Le Combattimento au Festival d’Aix : cygne noir de la mélancolie
Le Combat est celui de Tancrède contre Clorinde composé par Monteverdi, associant des passions et des gestes extrêmes et contrastés (ici le combat à mort de deux amants passionnés). Mais toute la scène est plongée dans la Ténèbre de la cécité humaine, traduction symbolique d’une théorie et non d’une métaphysique, celle du cygne noir (empruntée au statisticien Nassim Nicholas Taleb) : un événement imprévisible et improbable mais dont la réalisation aurait des conséquences très lourdes. Certes, pour ce théoricien lui-même, le Covid n'est pas un cygne noir. La pandémie a certes plané sur cette création baroque et tout le Festival mais sans détourner du vrai cygne : pour le spectacle, il s’agit de la mort de Clorinde, pour le public, il s’agit de la fin d’un monde, encore et si souvent frôlée.
Autour de Claudio Monteverdi résonnent les autres maîtres originels de l'opéra : Luigi Rossi, Francesco Cavalli, Tarquinio Merula, jusqu’à Carissimi et ses lamentations (pour des pièces composées essentiellement entre 1630 et 1650) assemblés par le dramaturge Antonio Cuenca Ruiz.
L’orchestre se minimalise sans perdre de ses couleurs, tandis que les petites formes développent des passions exacerbées pour conquérir l'intérêt constant d’un public (à travers ce spectacle et à travers les siècles) qui aime à conjurer ses peurs les plus profondes : pertes d’un amour, d’un enfant, d’une liberté, d’un pouvoir, etc.
Pourtant la dimension cosmique de la mise en scène (due à Silvia Costa) est bien présente, mais semble davantage émaner des recherches des astronomes de ce temps de renaissance que de la symbolique chrétienne (immenses runes celtiques, étoile du berger des mondes, épées laser pour le ciel, maquettes d’un monde naturel et culturel pour le sol). La lumière (Bernd Purkrabek) s’empare de tout, de toutes et de tous, depuis la totale obscurité jusqu’à la laiteuse blancheur d’un jour aussi nouveau qu’utopique.
La dizaine de chanteurs, habillés géométriquement par Laura Dondoli, sont tous aguerris à cette musique si riche en formes de déclamation possible. Hormis les quelques solistes, leurs voix se fondent donc en une communauté indissoluble, celle de leurs timbres réunis et du madrigal justement qui marie et entremêle les voix en accords et contrepoint. Parfois, des voix émergent mais dans le noir, pour une note ou deux, pour mieux revenir dans le giron du collectif, des notes fusionnées et répétées.
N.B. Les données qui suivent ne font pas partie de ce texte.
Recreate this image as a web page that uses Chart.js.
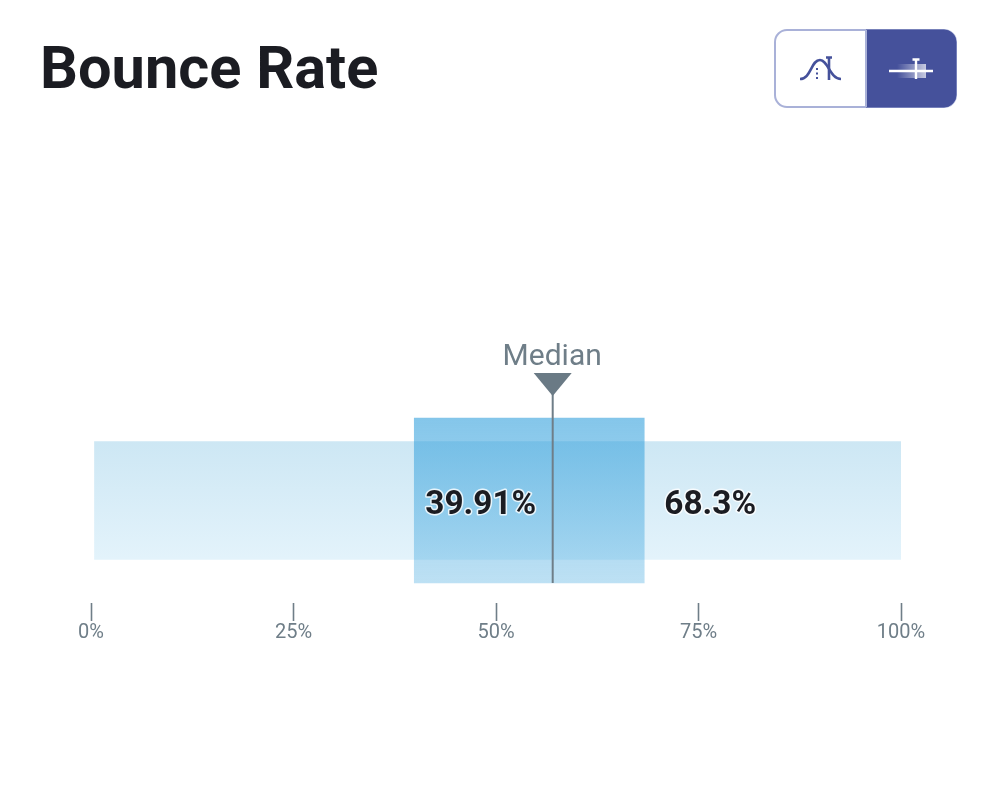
<!DOCTYPE html>
<html>
<head>
<meta charset="utf-8">
<title>Bounce Rate</title>
<script src="https://cdn.jsdelivr.net/npm/chart.js@4"></script>
<style>
    html, body { margin: 0; padding: 0; background: #fff; }
    body { position: relative; width: 1000px; height: 791px; overflow: hidden; font-family: Roboto, sans-serif; }
    h1 { position: absolute; left: 40px; top: 33px; margin: 0; font-size: 59.5px; line-height: 70px; font-weight: 700; color: #1b1c22; }
    .toggle { position: absolute; left: 774px; top: 29px; }
    #chartWrap { position: absolute; left: 0; top: 0; width: 1000px; height: 791px; }
</style>
</head>
<body>
<div id="chartWrap"><canvas id="rangeChart" width="1000" height="791"></canvas></div>
<h1>Bounce Rate</h1>

<!-- view switcher, bell curve / range -->
<svg class="toggle" width="184" height="80" viewBox="774 29 184 80">
    <defs>
        <linearGradient id="fade" x1="0" x2="1" y1="0" y2="0">
            <stop offset="0" stop-color="#fff" stop-opacity="0"/>
            <stop offset="1" stop-color="#fff" stop-opacity="0.7"/>
        </linearGradient>
    </defs>
    <rect x="775" y="30" width="181" height="77" rx="12" fill="#fff" stroke="#a9b1d8" stroke-width="2"/>
    <path d="M866 30H944a12 12 0 0 1 12 12V95a12 12 0 0 1-12 12H866Z" fill="#45519b" stroke="#45519b" stroke-width="1"/>
    <line x1="866" y1="30" x2="866" y2="107" stroke="#a9b1d8" stroke-width="2"/>
    <path d="M800 79C811 79 811 60 820 60C828 60 830 79 841 79" fill="none" stroke="#45519b" stroke-width="2.6"/>
    <path d="M829 58V80M826 57.5H832" fill="none" stroke="#45519b" stroke-width="2.6"/>
    <path d="M817 68V81" fill="none" stroke="#45519b" stroke-width="2" stroke-dasharray="2 2.5"/>
    <rect x="897" y="64" width="29" height="14" fill="url(#fade)"/>
    <path d="M889 71H933M916 60V79M912.5 59.5H919.5" fill="none" stroke="#fff" stroke-width="2.4"/>
</svg>

<script>
const categories = ['Bounce Rate'];
const fullRange = [[0.43, 100]];
const middleRange = [[39.91, 68.3]];
const medianValue = 57;
const tickValues = [0, 25, 50, 75, 100];
const lowLabel = '39.91%';
const highLabel = '68.3%';

const greyText = '#6f7e88';

function outerFill(context) {
    const area = context.chart.chartArea;
    if (!area) return '#d8ecf6';
    const g = context.chart.ctx.createLinearGradient(0, 441, 0, 559);
    g.addColorStop(0, '#cde7f4');
    g.addColorStop(1, '#e3f3fb');
    return g;
}

function innerFill(context) {
    const area = context.chart.chartArea;
    if (!area) return 'rgba(50,160,220,0.5)';
    const g = context.chart.ctx.createLinearGradient(0, 418, 0, 583);
    g.addColorStop(0, 'rgba(50,160,220,0.6)');
    g.addColorStop(1, 'rgba(50,160,220,0.32)');
    return g;
}

// median marker and the two value labels sit on top of the bars
const overlayPlugin = {
    id: 'overlay',
    afterDatasetsDraw(chart) {
        const { ctx, scales } = chart;
        const x = scales.x.getPixelForValue(medianValue);
        ctx.save();

        ctx.strokeStyle = greyText;
        ctx.lineWidth = 2;
        ctx.beginPath();
        ctx.moveTo(x, 392);
        ctx.lineTo(x, 583);
        ctx.stroke();

        ctx.fillStyle = '#6a7a85';
        ctx.beginPath();
        ctx.moveTo(x - 19, 373);
        ctx.lineTo(x + 19, 373);
        ctx.lineTo(x, 396);
        ctx.closePath();
        ctx.fill();

        ctx.font = '400 30px Roboto';
        ctx.fillStyle = greyText;
        ctx.textAlign = 'center';
        ctx.textBaseline = 'alphabetic';
        ctx.fillText('Median', x - 0.5, 365);

        ctx.font = '700 33.4px Roboto';
        ctx.textAlign = 'left';
        ctx.lineJoin = 'round';
        ctx.lineWidth = 3;
        ctx.strokeStyle = 'rgba(255,255,255,0.8)';
        ctx.fillStyle = '#1b1c22';
        const lowX = scales.x.getPixelForValue(middleRange[0][0]) + 11;
        const highX = scales.x.getPixelForValue(middleRange[0][1]) + 20;
        ctx.strokeText(lowLabel, lowX, 514);
        ctx.fillText(lowLabel, lowX, 514);
        ctx.strokeText(highLabel, highX, 514);
        ctx.fillText(highLabel, highX, 514);
        ctx.restore();
    }
};

new Chart(document.getElementById('rangeChart'), {
    type: 'bar',
    data: {
        labels: categories,
        datasets: [
            { data: middleRange, backgroundColor: innerFill, barThickness: 165, order: 1, grouped: false },
            { data: fullRange, backgroundColor: outerFill, barThickness: 118, order: 2, grouped: false }
        ]
    },
    options: {
        indexAxis: 'y',
        responsive: false,
        animation: false,
        devicePixelRatio: 1,
        layout: { padding: { left: 91, right: 99, top: 398, bottom: 146 } },
        plugins: { legend: { display: false }, tooltip: { enabled: false } },
        scales: {
            y: { display: false },
            x: {
                min: 0,
                max: 100,
                afterBuildTicks(axis) {
                    axis.ticks = tickValues.map(v => ({ value: v }));
                },
                border: { display: false },
                grid: { drawOnChartArea: false, drawTicks: true, tickLength: 18, tickWidth: 1.6, tickColor: greyText },
                ticks: {
                    maxRotation: 0,
                    autoSkip: false,
                    padding: 0,
                    color: greyText,
                    font: { family: 'Roboto', size: 20 },
                    callback: v => v + '%'
                }
            }
        }
    },
    plugins: [overlayPlugin]
});
</script>
</body>
</html>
Quatre solistes ressortent toutefois : Tancrède, Clorinde, leur narrateur et Lucile Richardot pour son habituel et toujours aussi marquant mélange de maturité et de clarté dans cette voix longue très adaptée à la transformation continuelle du monde musical et du personnage.
Le ténor italien Valerio Contaldo chante le narrateur d'une voix chaude, dont le vibrato emprunte au tremblement très contrôlé traduisant l'intensité dramatique et le fameux cantar recitando (chant récité) de Monteverdi. Étienne Bazola est un Tancrède martial, sûr de ses coups vocaux portés avec vigueur et richesse de phrasé comme de timbre. La voix est profonde et juste, très phrasée et articulée. Julie Roset incarne la guerrière Clorinde dans la fleur de l'âge et la voix, dont la clarté et l'agilité font mouche tout en douceur (mais aussi haletante comme l'émotion et les combats, feutrés).
Sébastien Daucé, dans un rapport scène-salle rapproché comparable au théâtre vénitien de l’époque, à la tête de son Ensemble Correspondances valorise une instrumentation à la palette sans cesse renouvelée en termes de couleur et de virtuosité.
Un nouveau cosmos, après les pleurs, est partout : de la scène jusqu’à la fosse, en passant par un public particulièrement réceptif à ce message d’espérance.